The deal, announced Wednesday, represents Mitsubishi's first operation of a geothermal power plant as well as its first entry into the Indonesian power sector.
While no financial terms of the agreement were disclosed, Mitsubishi said it aims to develop and operate multiple geothermal power plants in Indonesia
The deal follows a speech Monday by Indonesian Energy and Mineral Resources Minister Jero Wacik at an Asian power supply industry conference in Bali in which he promoted investment in Indonesia's geothermal sector.

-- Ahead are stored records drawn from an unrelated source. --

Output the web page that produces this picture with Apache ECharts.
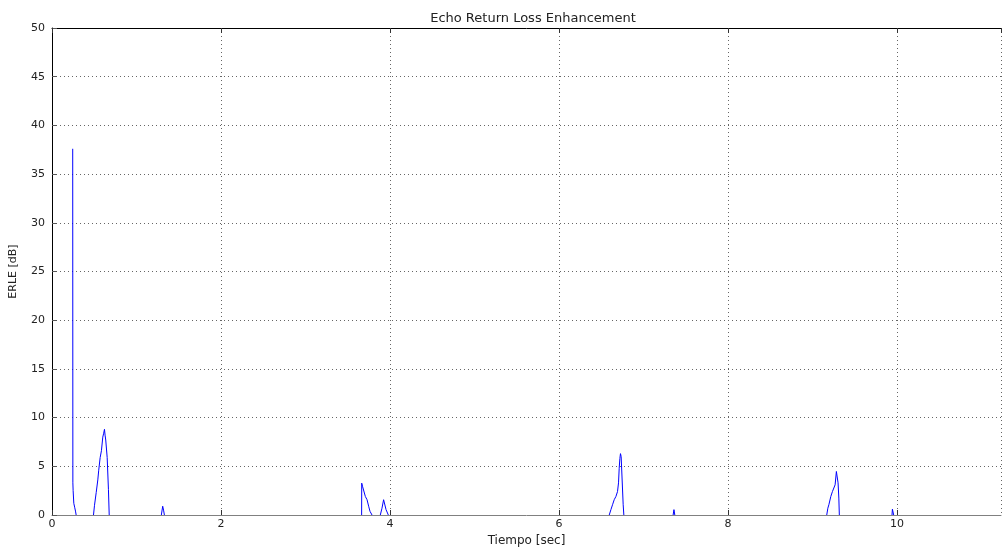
<!DOCTYPE html>
<html lang="es">
<head>
  <meta charset="UTF-8">
  <title>Echo Return Loss Enhancement</title>
  <style>
    html, body { margin: 0; padding: 0; overflow: hidden; background: #fff; }
    #chart { width: 1002px; height: 552px; }
  </style>
</head>
<body>
  <div id="chart"></div>
  <script src="https://cdn.jsdelivr.net/npm/echarts@6/dist/echarts.min.js"></script>
  <script>
    // tiempo [s] y ERLE [dB]; null separa los tramos sin dato
    var timeSec = [
      0.245, 0.247, 0.250, 0.258, 0.262, 0.268, 0.278, 0.286, null,
      0.491, 0.503, 0.523, 0.542, 0.553, 0.570, 0.585, 0.601, 0.612, 0.621, 0.628, 0.636, 0.653, 0.668, 0.677, null,
      1.294, 1.310, 1.320, 1.330, null,
      3.664, 3.665, 3.676, 3.688, 3.708, 3.728, 3.747, 3.763, 3.787, null,
      3.885, 3.905, 3.924, 3.936, 3.953, 3.964, 3.980, null,
      6.594, 6.614, 6.633, 6.653, 6.673, 6.692, 6.704, 6.712, 6.720, 6.727, 6.735, 6.747, 6.759, 6.767, null,
      7.350, 7.360, 7.370, null,
      9.168, 9.181, 9.193, 9.216, 9.235, 9.251, 9.267, 9.282, 9.294, 9.302, 9.311, 9.317, null,
      9.940, 9.945, 9.955, 9.960
    ];
    var erleDb = [
      37.6, 3.3, 2.5, 1.2, 1.1, 0.8, 0.4, 0, null,
      0, 1.0, 2.3, 3.6, 4.6, 5.9, 6.6, 8.0, 8.4, 8.8, 8.2, 7.7, 5.9, 2.6, 0, null,
      0, 0.9, 0.5, 0, null,
      0, 3.27, 2.9, 2.76, 1.9, 1.57, 0.9, 0.38, 0, null,
      0, 0.7, 1.57, 1.4, 0.55, 0.7, 0, null,
      0, 0.55, 1.05, 1.57, 1.9, 2.4, 3.3, 4.8, 5.8, 6.3, 6.0, 5.8, 1.05, 0, null,
      0, 0.55, 0, null,
      0, 0.7, 1.05, 1.9, 2.4, 2.25, 3.1, 4.47, 4.6, 3.3, 1.74, 0, null,
      0, 0.6, 0.55, 0
    ];
    var xTicks = { min: 0, max: 11.23, step: 2 };
    var yTicks = { min: 0, max: 50, step: 5 };

    var points = timeSec.map(function (t, i) {
      return t === null ? [null, null] : [t, erleDb[i]];
    });

    var txt = { color: '#222', fontFamily: 'DejaVu Sans', fontSize: 11 };
    var dotted = { show: true, lineStyle: { color: '#666', type: [1, 3], width: 1 } };

    var chart = echarts.init(document.getElementById('chart'));
    chart.setOption({
      animation: false,
      title: {
        text: 'Echo Return Loss Enhancement',
        left: 528, top: 7, textAlign: 'center',
        textStyle: { color: '#222', fontFamily: 'DejaVu Sans', fontSize: 13, fontWeight: 'normal' }
      },
      grid: { left: 52, top: 28, right: 1, bottom: 34 },
      xAxis: [{
        type: 'value', min: xTicks.min, max: xTicks.max, interval: xTicks.step,
        name: 'Tiempo [sec]', nameLocation: 'middle', nameGap: 20,
        nameTextStyle: Object.assign({}, txt, { fontSize: 12 }),
        axisLine: { lineStyle: { color: '#808080', width: 1 } },
        axisTick: { inside: true, length: 5, lineStyle: { color: '#333' } },
        axisLabel: Object.assign({ showMaxLabel: false, margin: 4 }, txt),
        splitLine: dotted
      }, {
        type: 'value', position: 'top', min: xTicks.min, max: xTicks.max, interval: xTicks.step,
        axisLine: { show: true, lineStyle: { color: '#000', width: 1 } },
        axisTick: { inside: true, length: 5, lineStyle: { color: '#333' } },
        axisLabel: { show: false },
        splitLine: { show: false }
      }],
      yAxis: {
        type: 'value', min: yTicks.min, max: yTicks.max, interval: yTicks.step,
        name: 'ERLE [dB]', nameLocation: 'middle', nameGap: 33,
        nameTextStyle: txt,
        axisLine: { show: true, lineStyle: { color: '#000', width: 1 } },
        axisTick: { show: true, inside: true, length: 5, lineStyle: { color: '#555' } },
        axisLabel: Object.assign({ margin: 7 }, txt),
        splitLine: dotted
      },
      series: [{
        type: 'line',
        data: points,
        showSymbol: false,
        connectNulls: false,
        lineStyle: { color: '#0000ff', width: 1 },
        itemStyle: { color: '#0000ff' }
      }]
    });
  </script>
</body>
</html>
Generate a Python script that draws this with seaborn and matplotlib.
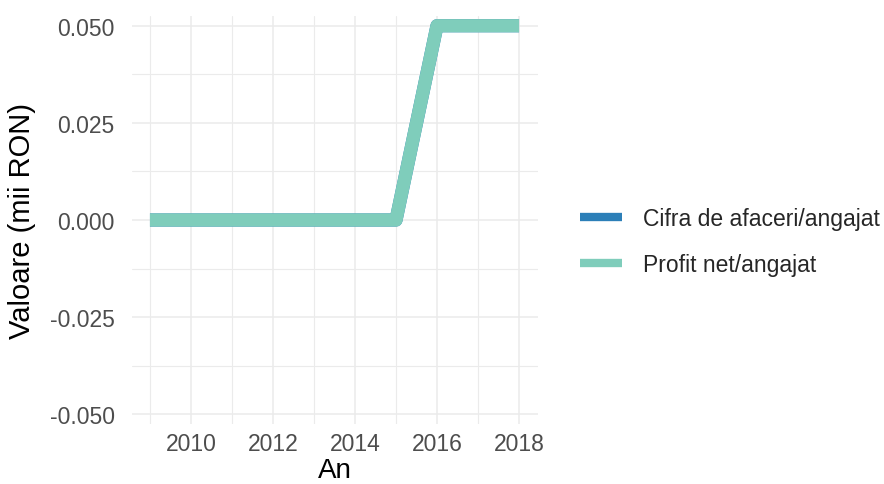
import matplotlib
matplotlib.use("Agg")
import matplotlib.pyplot as plt
import seaborn as sns
import pandas as pd
from matplotlib.lines import Line2D

years = [2009, 2010, 2011, 2012, 2013, 2014, 2015, 2016, 2017, 2018]
cifra_afaceri = [0, 0, 0, 0, 0, 0, 0, 0.05, 0.05, 0.05]
profit_net = [0, 0, 0, 0, 0, 0, 0, 0.05, 0.05, 0.05]
series_names = ["Cifra de afaceri/angajat", "Profit net/angajat"]
colors = ["#2c7fb8", "#7fcdbb"]
yticks = [-0.05, -0.025, 0.0, 0.025, 0.05]
ytick_labels = ["-0.050", "-0.025", "0.000", "0.025", "0.050"]
xticks = [2010, 2012, 2014, 2016, 2018]

df = pd.DataFrame({
    "An": years * 2,
    "Valoare": cifra_afaceri + profit_net,
    "Serie": [series_names[0]] * len(years) + [series_names[1]] * len(years),
})

sns.set_theme(style="white")
plt.rcParams["font.family"] = ["Liberation Sans", "DejaVu Sans"]

fig = plt.figure(figsize=(8.84, 4.85), dpi=100)
ax = fig.add_axes([131.5 / 884, 1 - 425 / 485, (537.5 - 131.5) / 884, (425 - 17) / 485])

sns.lineplot(data=df, x="An", y="Valoare", hue="Serie", palette=colors,
             hue_order=series_names, linewidth=9.5, ax=ax, legend=False,
             solid_capstyle="butt", solid_joinstyle="round")

ax.set_xlim(2008.55, 2018.45)
ax.set_ylim(-0.0525, 0.0525)
ax.set_xticks(xticks)
ax.set_xticklabels([str(x) for x in xticks])
ax.set_yticks(yticks)
ax.set_yticklabels(ytick_labels)
ax.set_xticks([2009, 2011, 2013, 2015, 2017], minor=True)
ax.set_yticks([-0.0375, -0.0125, 0.0125, 0.0375], minor=True)
ax.grid(True, which="major", color="#ebebeb", linewidth=1.1)
ax.grid(True, which="minor", color="#ebebeb", linewidth=0.8)
ax.set_axisbelow(True)
for s in ax.spines.values():
    s.set_visible(False)
ax.tick_params(axis="both", which="both", length=0, labelsize=16.5, labelcolor="#4d4d4d")
ax.tick_params(axis="y", pad=12)
ax.tick_params(axis="x", pad=6)
ax.set_xlabel("An", fontsize=20, color="black", labelpad=1)
ax.set_ylabel("Valoare (mii RON)", fontsize=21, color="black", labelpad=10)

handles = [Line2D([0], [0], color=c, linewidth=6, solid_capstyle="butt") for c in colors]
fig.legend(handles, series_names, loc="center left", bbox_to_anchor=(580 / 884, 1 - 242.5 / 485),
           frameon=False, fontsize=16.5, handlelength=1.83, handletextpad=0.92,
           labelspacing=1.0, borderpad=0, borderaxespad=0)

fig.savefig("out.png", dpi=100)
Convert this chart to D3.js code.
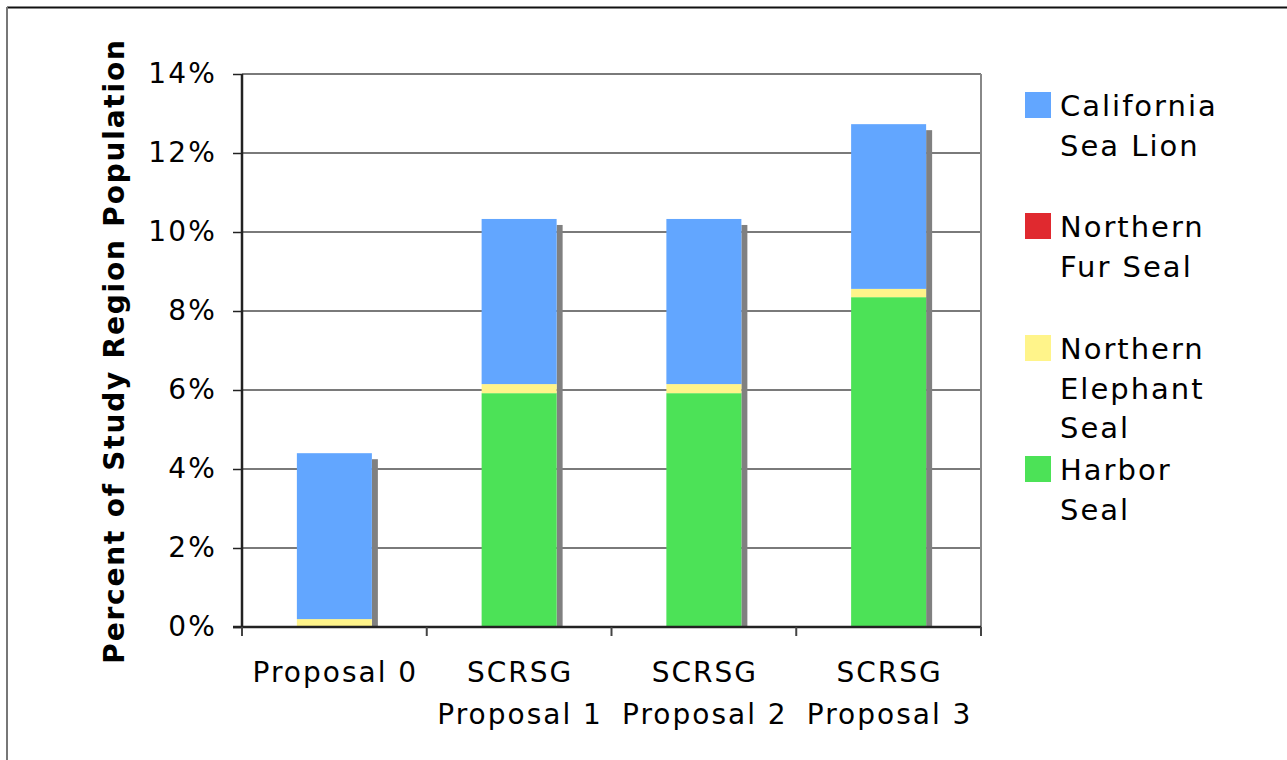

To attract investment in Indonesian geothermal development, Jakarta in July raised the feed-in-tariff for geothermal plants to between 10 and 17 cents per kilowatt-hour from the previous level of .097 cents per kilowatt hour.
At that time, Wacik said the change meant the price of geothermal is only one-fifth the price of electricity from fuel-fired energy.
Indonesia is believed have 40 percent of the world's geothermal energy resources.
While Indonesia has 29,000 megawatts of geothermal potential, it currently only operates 1,200 megawatts.
The Indonesian government maintains its ambitious goal of adding 4,000 to 5,000 megawatts of geothermal power generation capacity between 2014 and 2015, which German Chancellor Angela Merkel referred to as a "demanding" target during her visit to the country in July.
By 2025, the government hopes to have as much as 10,000 megawatts of new capacity, employing as many as 800,000 people in the sector.
Wacik told The Jakarta Post Tuesday, that based on reports his office has received, energy giant BP has sent teams to Indonesia two times in recent months to explore the possibility of entering the country's geothermal energy sector.
In the meantime, Wacik said, the ministry would allow BP to conduct geothermal exploration surveys in 28 locations across Indonesia.
"The Energy and Mineral Resources Ministry and the Forestry Ministry have signed an agreement allowing geothermal exploration in these 28 locations," he said.
Chevron Corp's Indonesian unit, which is the biggest geothermal power producer in Indonesia, said it welcomed the prospect of a potential competitor – BP – in the exploration of Indonesia's geothermal reserves, noting that it could create "healthy competition among geothermal energy developers."
"It will be very positive for the development of the geothermal energy industry as well as supporting the government's programs on renewable energy resources," Chevron Geothermal's spokeswoman Ida Bagus Wibatsya, told the Post.